Researchers mobilise to combat antimicrobial resistance
About the role af IVH in the project;
The PIG-PARADIGM project funded by the Novo Nordic Foundation is a large cross-disciplinary project aimed at reducing the need for antibiotic treatment in pig production. The project comprises four interconnected ‘pillars’, i.e., Host, Microbiome, Nutrition and Data Management. IVH plays a major role in particular in the Host pillar for which professor Merete Fredholm is PI. The overarching scientific focus of this pillar is to elucidate the complex interactions between the intestinal microbiome and host factors and determine their separate and combined influence on intestinal health and resilience.
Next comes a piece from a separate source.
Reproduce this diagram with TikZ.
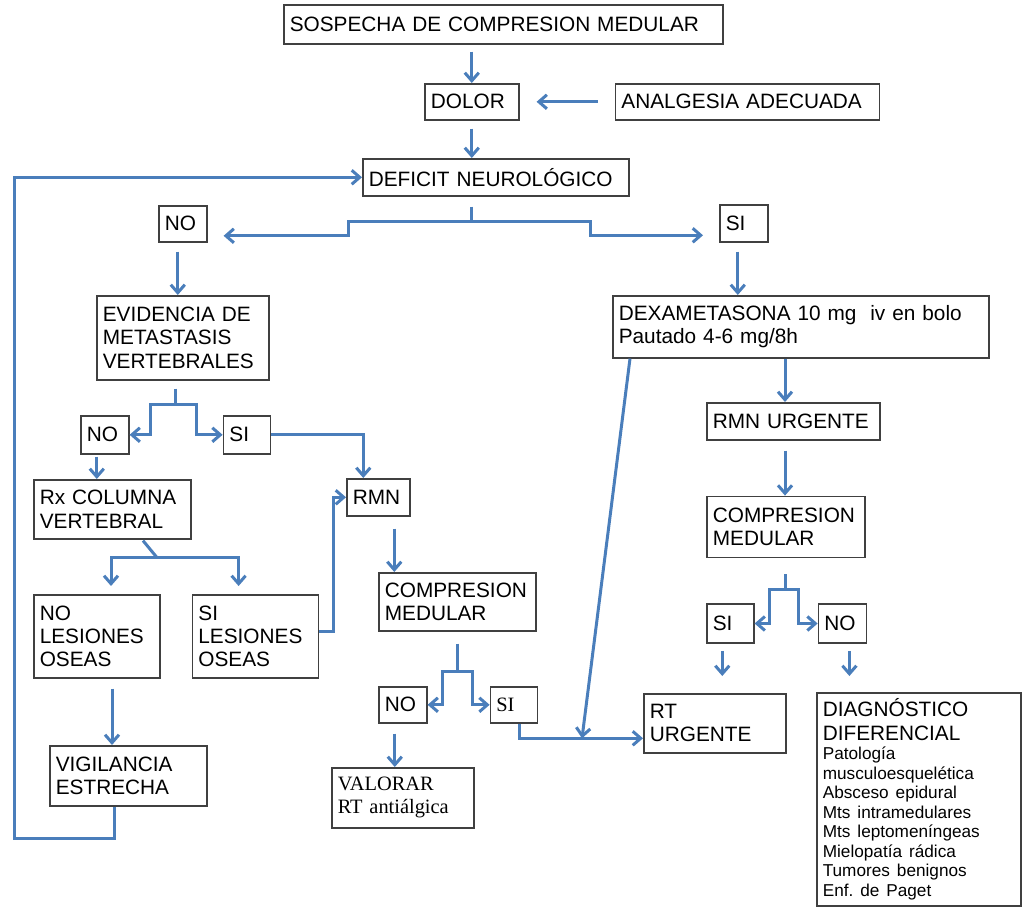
\documentclass[tikz,border=0pt]{standalone}
\usepackage{fontspec}
\setmainfont{Liberation Sans}
\newfontfamily\serifbox{Liberation Serif}
\usepackage{xcolor}
\usetikzlibrary{positioning,arrows.meta,calc}

\definecolor{flowblue}{RGB}{74,126,187}
\frenchspacing

\begin{document}
\begin{tikzpicture}[
    x=0.5pt, y=-0.5pt,
    box/.style={rectangle, draw=black!75, line width=0.8pt, anchor=north west, align=left, inner xsep=3pt, inner ysep=2pt, font=\fontsize{10.4}{11.6}\selectfont},
    timesbox/.style={font=\serifbox\fontsize{10.2}{11.5}\selectfont},
    arrow/.style={-{Straight Barb[length=4pt, width=7pt]}, line width=1.5pt, draw=flowblue},
    link/.style={line width=1.5pt, draw=flowblue}
]
\useasboundingbox (0,0) rectangle (1028,908);

% Top
\node[box, text width=213.5pt, minimum height=19.5pt] (sospecha) at (283,4) {SOSPECHA DE COMPRESION MEDULAR};
\node[box, text width=41pt, minimum height=18pt] (dolor) at (424,83) {DOLOR};
\node[box, text width=126pt, minimum height=18pt, right=47.5pt of dolor.north east, anchor=north west] (analgesia) {ANALGESIA ADECUADA};
\node[box, text width=127pt, minimum height=18.5pt] (deficit) at (362,158) {DEFICIT NEUROLÓGICO};

% First answer
\node[box, text width=18pt, minimum height=18pt] (no1) at (158,205) {NO};
\node[box, text width=18pt, minimum height=18.5pt] (si1) at (719,204) {SI};

% Left branch
\node[box, text width=80pt, minimum height=42pt] (evidencia) at (96,295) {EVIDENCIA DE\\METASTASIS\\VERTEBRALES};
\node[box, text width=18pt, minimum height=19pt] (no2) at (80,415) {NO};
\node[box, text width=17.5pt, minimum height=19pt, right=46.5pt of no2.north east, anchor=north west] (si2) {SI};
\node[box, text width=72.5pt, minimum height=29.5pt] (rx) at (33,479) {Rx COLUMNA\\VERTEBRAL};
\node[box, text width=25.5pt, minimum height=18.5pt] (rmn) at (346,478) {RMN};
\node[box, text width=57pt, minimum height=41.5pt] (nolesion) at (33,594) {NO\\LESIONES\\OSEAS};
\node[box, text width=57pt, minimum height=41.5pt, right=15.5pt of nolesion.north east, anchor=north west] (silesion) {SI\\LESIONES\\OSEAS};
\node[box, text width=72.5pt, minimum height=30pt] (vigil) at (49,745) {VIGILANCIA\\ESTRECHA};

% Middle branch
\node[box, text width=72.5pt, minimum height=29pt] (compmid) at (378,572) {COMPRESION\\MEDULAR};
\node[box, text width=18pt, minimum height=18pt] (nomid) at (378,686) {NO};
\node[box, timesbox, text width=17.5pt, minimum height=18pt, right=31pt of nomid.north east, anchor=north west] (simid) {SI};
\node[box, timesbox, text width=65pt, minimum height=30pt] (valorar) at (331,767) {VALORAR\\RT antiálgica};

% Right branch
\node[box, text width=182pt, minimum height=31pt] (dexa) at (612,295) {DEXAMETASONA 10 mg\ \ iv en bolo\\Pautado 4-6 mg/8h};
\node[box, text width=80.5pt, minimum height=18.5pt] (rmnurg) at (706,402) {RMN URGENTE};
\node[box, text width=73pt, minimum height=30.5pt, below=27.5pt of rmnurg.south west, anchor=north west] (compright) {COMPRESION\\MEDULAR};
\node[box, text width=17.5pt, minimum height=19.5pt, below=22.5pt of compright.south west, anchor=north west] (siright) {SI};
\node[box, text width=18pt, minimum height=19.5pt, right=31.5pt of siright.north east, anchor=north west] (noright) {NO};
\node[box, text width=65pt, minimum height=29.5pt] (rt) at (643,693) {RT\\URGENTE};
\node[box, text width=96pt, minimum height=106.5pt] (diag) at (816,692) {DIAGNÓSTICO\\DIFERENCIAL\par
    {\fontsize{8.6}{9.75}\selectfont Patología\\musculoesquelética\\Absceso epidural\\Mts intramedulares\\Mts leptomeníngeas\\Mielopatía rádica\\Tumores benignos\\Enf. de Paget\par}};

% Top connectors
\draw[arrow, shorten <=3.5pt] (sospecha.south -| dolor.north) -- (dolor.north);
\draw[arrow, shorten <=4pt] (dolor.south) -- (dolor.south |- deficit.north);
\draw[arrow, shorten <=8.5pt, shorten >=8.5pt] (analgesia.west) -- (dolor.east);

% Split under deficit
\coordinate (d0) at (dolor.south |- deficit.south);
\coordinate (split1) at ($(d0)+(0,25)$);
\draw[link, shorten <=5pt] (d0) -- (split1);
\draw[arrow] (split1) -- ++(-123,0) |- ($(no1.east)+(16,12)$);
\draw[arrow] (split1) -- ++(119,0) |- ($(si1.west)+(-16,12)$);

\coordinate (n1) at ($(no1.south)+(-5,0)$);
\draw[arrow, shorten <=4.5pt] (n1) -- (n1 |- evidencia.north);
\coordinate (s1) at ($(si1.south)+(-6,0)$);
\draw[arrow, shorten <=4.5pt] (s1) -- (s1 |- dexa.north);

% Split under evidencia
\coordinate (split2) at ($(evidencia.south)+(-7,24)$);
\draw[link, shorten <=4pt] (split2 |- evidencia.south) -- (split2);
\draw[arrow] (split2) -- ++(-25,0) |- (no2.east);
\draw[arrow] (split2) -- ++(21,0) |- (si2.west);
\draw[arrow] (si2.east) -| ($(rmn.north)+(-15,0)$);

\coordinate (n2) at ($(no2.south)+(-8,0)$);
\draw[arrow, shorten <=1pt] (n2) -- (n2 |- rx.north);

% Split under rx
\coordinate (split3) at ($(rx.south west)+(124,18)$);
\draw[link] ($(rx.south west)+(110,1)$) -- (split3);
\draw[arrow] (split3) -| ($(nolesion.north west)+(78,-8)$);
\draw[arrow] (split3) -| ($(silesion.north west)+(47,-8)$);
\draw[arrow] ($(silesion.east)+(0,-5)$) -- ++(14,0) |- (rmn.west);

\coordinate (nl) at ($(nolesion.south west)+(79,0)$);
\draw[arrow, shorten <=5pt] (nl) -- (nl |- vigil.north);

% Back to deficit
\coordinate (vl) at ($(vigil.south west)+(65,0)$);
\coordinate (loop) at (14,838);
\draw[arrow] (vl) |- (loop) |- (deficit.west);

% Middle
\coordinate (rm) at ($(rmn.south)+(16,0)$);
\draw[arrow, shorten <=6pt] (rm) -- (rm |- compmid.north);
\coordinate (split4) at ($(compmid.south)+(0,40)$);
\draw[link, shorten <=6pt] (compmid.south) -- (split4);
\draw[arrow] (split4) -- ++(-15,0) |- (nomid.east);
\draw[arrow] (split4) -- ++(15,0) |- (simid.west);
\coordinate (nm) at ($(nomid.south)+(-8,0)$);
\draw[arrow, shorten <=5pt] (nm) -- (nm |- valorar.north);
\draw[arrow] ($(simid.south)+(6,0)$) |- ($(rt.west)+(0,15)$);

% Right
\draw[arrow] ($(dexa.south west)+(18,0)$) -- ($(rt.west)+(-61,15)$);
\coordinate (dx) at ($(dexa.south west)+(173,0)$);
\draw[arrow] (dx) -- (dx |- rmnurg.north);
\draw[arrow, shorten <=5pt] (rmnurg.south -| dx) -- (dx |- compright.north);
\coordinate (c5) at (compright.south -| dx);
\coordinate (split5) at ($(c5)+(0,31)$);
\draw[link, shorten <=8pt] (c5) -- (split5);
\draw[arrow] (split5) -- ++(-16,0) |- (siright.east);
\draw[arrow] (split5) -- ++(13,0) |- (noright.west);
\coordinate (sr) at ($(siright.south)+(-8,0)$);
\draw[arrow, shorten <=3.5pt, shorten >=8.5pt] (sr) -- (sr |- rt.north);
\coordinate (nr) at ($(noright.south)+(7,0)$);
\draw[arrow, shorten <=3.5pt, shorten >=8pt] (nr) -- (nr |- diag.north);

\end{tikzpicture}
\end{document}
The project will bring together researchers across IVH sections with competence in clinical sciences, molecular and quantitative genetics, genomics, pathology, microbiology, bioinformatics.
Part of the press release from Novo Nordisk Fonden;
"Antibiotics are used to treat or prevent some types of bacterial infection, for example in the airways or digestive tract of humans and pigs. However, the current overuse of antibiotics leads to bacteria developing resistance and thus creating a lack of antibiotic efficacy and, worst case, a complete lack of therapeutic options to treat bacterial infections. Currently, more than 700,000 people die each year from infections that are resistant to most, or all antibiotics, and the number is increasing. New approaches to prevent common infections in agriculture can help reduce the need for antibiotics and reduce the spread of antibiotic resistance.
Researchers from universities in Denmark, the United States and the Netherlands are therefore joining forces in a new project, PIG-PARADIGM, collecting data on how to improve intestinal resilience in developing piglets, with the aim of advancing knowledge on how to prevent bacterial infections and reducing the need for antimicrobial use. The Novo Nordisk Foundation is funding the project with DKK 150 million.
“Antimicrobial resistance is one of the greatest global threats to our health. By supporting the project, the Novo Nordisk Foundation wants to contribute to generating new knowledge that can help to reduce the use of antibiotics in the pig farming industry and thereby counteract the development of resistant bacteria,” says Mads Krogsgaard Thomsen, CEO, Novo Nordisk Foundation".